Water, salt and flour. That’s all it takes for quality bread, said Brooks Taylor, owner and baker at Birmingham Breadworks.

Taylor said he’s been experimenting with baking variations of high-quality bread at his home for over 20 years. When his kids got older and were leaving home for college, he and his wife started talking more seriously about opening a bakery. Previously an electrical engineer, he said he was looking for a change. 

For about a year and a half, Taylor would spend all night in a kitchen baking bread and pastries with local baker Corey Hinkel, who at the time was selling bread for Pepper Place Market. In 2015, they bought a building in the heart of Southside and officially called it Birmingham Breadworks nine months later.

“We’ve had to educate people on what good bread is supposed to taste like,” Taylor said. “They have to go out of their way to come get bread; they can’t go to the grocery store for it.” 

Taylor said that since the very beginning, he’s had three goals for the bakery: to make the best product possible, to have a great place for people to work while paying them decently and to create a local community. 

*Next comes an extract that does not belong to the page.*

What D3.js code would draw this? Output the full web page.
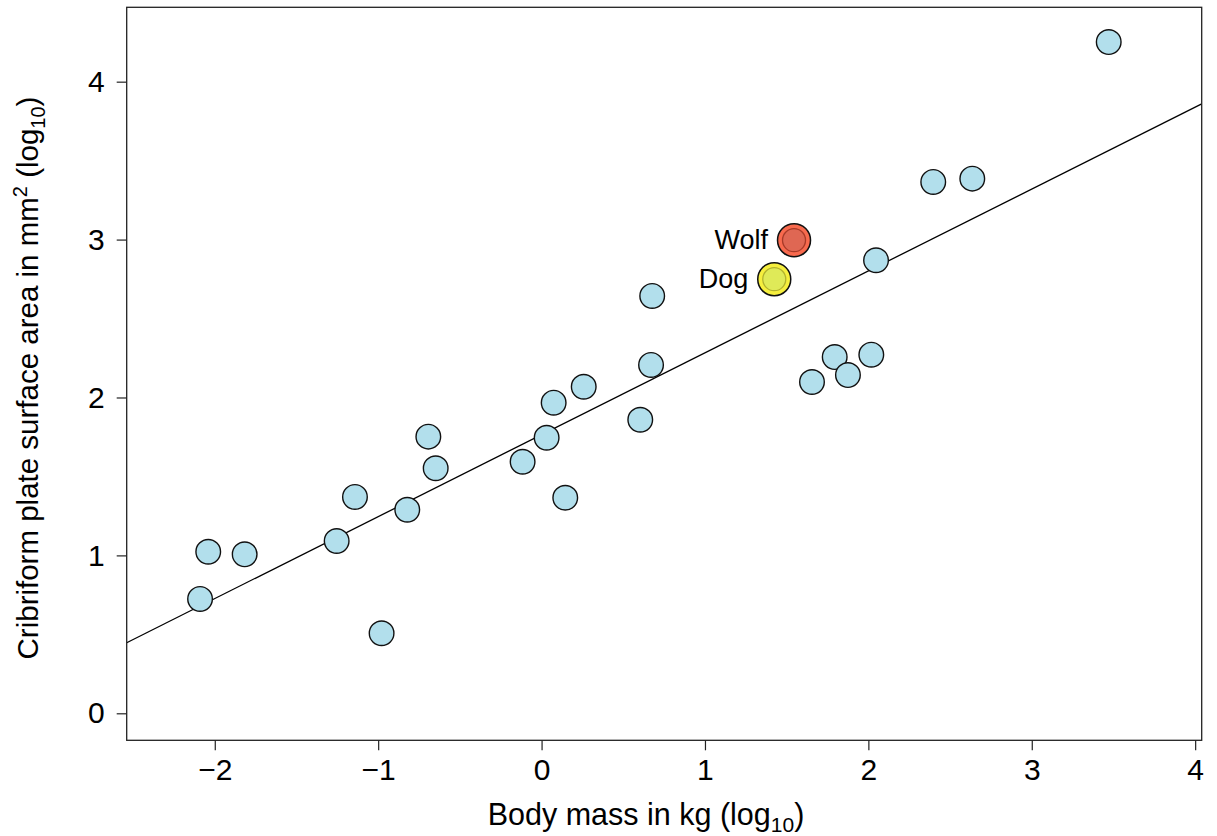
<!DOCTYPE html>
<html>
<head>
<meta charset="utf-8">
<script src="https://cdn.jsdelivr.net/npm/d3@7"></script>
<style>
  html, body { margin: 0; padding: 0; background: #fff; }
  svg { display: block; }
  text { font-family: "Liberation Sans", Arial, Helvetica, sans-serif; fill: #000; }
</style>
</head>
<body>
<svg id="chart" width="1217" height="836"></svg>
<script>
// Species: log10 body mass (kg) and log10 cribriform plate area (mm^2)
const bodyMass = [-2.090, -2.040, -1.817, -1.254, -1.142, -0.979, -0.822, -0.693, -0.648,
                  -0.116, 0.031, 0.074, 0.145, 0.258, 0.604, 0.670, 0.677,
                  1.655, 1.794, 1.875, 2.018, 2.047, 2.397, 2.636, 3.471];
const plateArea = [0.724, 1.023, 1.007, 1.091, 1.370, 0.507, 1.289, 1.752, 1.552,
                   1.593, 1.745, 1.967, 1.365, 2.068, 1.859, 2.206, 2.643,
                   2.098, 2.256, 2.142, 2.271, 2.869, 3.365, 3.386, 4.251];

// Highlighted canids
const highlightNames = ["Wolf", "Dog"];
const highlightMass = [1.545, 1.424];
const highlightArea = [2.996, 2.749];
const highlightOuter = ["#f86a4e", "#f6ef3e"];
const highlightInner = ["#df6753", "#dfea58"];
const highlightEdge = ["#a83a28", "#b2b22e"];

// Fitted line: area = intercept + slope * mass
const fitIntercept = 1.764;
const fitSlope = 0.5187;

const xTicks = [-2, -1, 0, 1, 2, 3, 4];
const yTicks = [0, 1, 2, 3, 4];
const xDomain = [-2.539, 4.040];
const yDomain = [-0.171, 4.471];

const plot = { left: 126.7, right: 1201.7, top: 7.3, bottom: 740.3 };

const svg = d3.select("#chart");
const x = d3.scaleLinear().domain(xDomain).range([plot.left, plot.right]);
const y = d3.scaleLinear().domain(yDomain).range([plot.bottom, plot.top]);

const fmt = d3.format("");

// Axes
const xAxis = svg.append("g")
  .attr("transform", `translate(0,${plot.bottom})`)
  .call(d3.axisBottom(x).tickValues(xTicks).tickFormat(fmt).tickSize(10).tickPadding(8));
const yAxis = svg.append("g")
  .attr("transform", `translate(${plot.left},0)`)
  .call(d3.axisLeft(y).tickValues(yTicks).tickFormat(fmt).tickSize(10).tickPadding(12));
[xAxis, yAxis].forEach(g => {
  g.select(".domain").remove();
  g.selectAll(".tick line").attr("stroke", "#222").attr("stroke-width", 1.2);
  g.selectAll(".tick text").attr("font-size", 30).attr("fill", "#000")
    .style("font-family", '"Liberation Sans", Arial, Helvetica, sans-serif');
});

// Clip for the fit line
svg.append("clipPath").attr("id", "plotClip")
  .append("rect")
  .attr("x", plot.left).attr("y", plot.top)
  .attr("width", plot.right - plot.left).attr("height", plot.bottom - plot.top);

svg.append("line")
  .attr("clip-path", "url(#plotClip)")
  .attr("x1", x(xDomain[0])).attr("y1", y(fitIntercept + fitSlope * xDomain[0]))
  .attr("x2", x(xDomain[1])).attr("y2", y(fitIntercept + fitSlope * xDomain[1]))
  .attr("stroke", "#000").attr("stroke-width", 1.3);

// Species points
const pts = bodyMass.map((m, i) => ({ m, a: plateArea[i] }));
svg.append("g").selectAll("circle").data(pts).join("circle")
  .attr("cx", d => x(d.m)).attr("cy", d => y(d.a)).attr("r", 12.3)
  .attr("fill", "#b2dfec").attr("stroke", "#111").attr("stroke-width", 1.4);

// Wolf and dog
const hl = highlightNames.map((n, i) => ({ n, m: highlightMass[i], a: highlightArea[i], i }));
const hg = svg.append("g").selectAll("g").data(hl).join("g");
hg.append("circle")
  .attr("cx", d => x(d.m)).attr("cy", d => y(d.a)).attr("r", 16.5)
  .attr("fill", d => highlightOuter[d.i]).attr("stroke", "#111").attr("stroke-width", 1.5);
hg.append("circle")
  .attr("cx", d => x(d.m)).attr("cy", d => y(d.a)).attr("r", 11.5)
  .attr("fill", d => highlightInner[d.i]).attr("stroke", d => highlightEdge[d.i]).attr("stroke-width", 1.3);
hg.append("text")
  .attr("x", d => x(d.m) - 26).attr("y", d => y(d.a) + 9)
  .attr("text-anchor", "end").attr("font-size", 27)
  .text(d => d.n);

// Plot frame
svg.append("rect")
  .attr("x", plot.left).attr("y", plot.top)
  .attr("width", plot.right - plot.left).attr("height", plot.bottom - plot.top)
  .attr("fill", "none").attr("stroke", "#222").attr("stroke-width", 1.3);

// Axis titles
const xt = svg.append("text").attr("x", 646).attr("y", 825)
  .attr("text-anchor", "middle").attr("font-size", 30.5);
xt.append("tspan").text("Body mass in kg (log");
xt.append("tspan").attr("font-size", 21).attr("dy", 7).text("10");
xt.append("tspan").attr("dy", -7).text(")");

const yt = svg.append("text")
  .attr("transform", "translate(38,378) rotate(-90)")
  .attr("text-anchor", "middle").attr("font-size", 29.5);
yt.append("tspan").text("Cribriform plate surface area in mm");
yt.append("tspan").attr("font-size", 20).attr("dy", -11).text("2");
yt.append("tspan").attr("dy", 11).text(" (log");
yt.append("tspan").attr("font-size", 20).attr("dy", 7).text("10");
yt.append("tspan").attr("dy", -7).text(")");
</script>
</body>
</html>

Minus a few breads that keep well for multiple days, he said they make most of their bread and pastries are made fresh each day.

Birmingham Breadworks currently wholesales its bread to Melt, Paramount, Ocean, The Highlands and Chez Fon Fon. They also have a lunch menu.

Taylor said they have several local customers that come by each day for bread, and their best-selling products are the cinnamon rolls and French breads.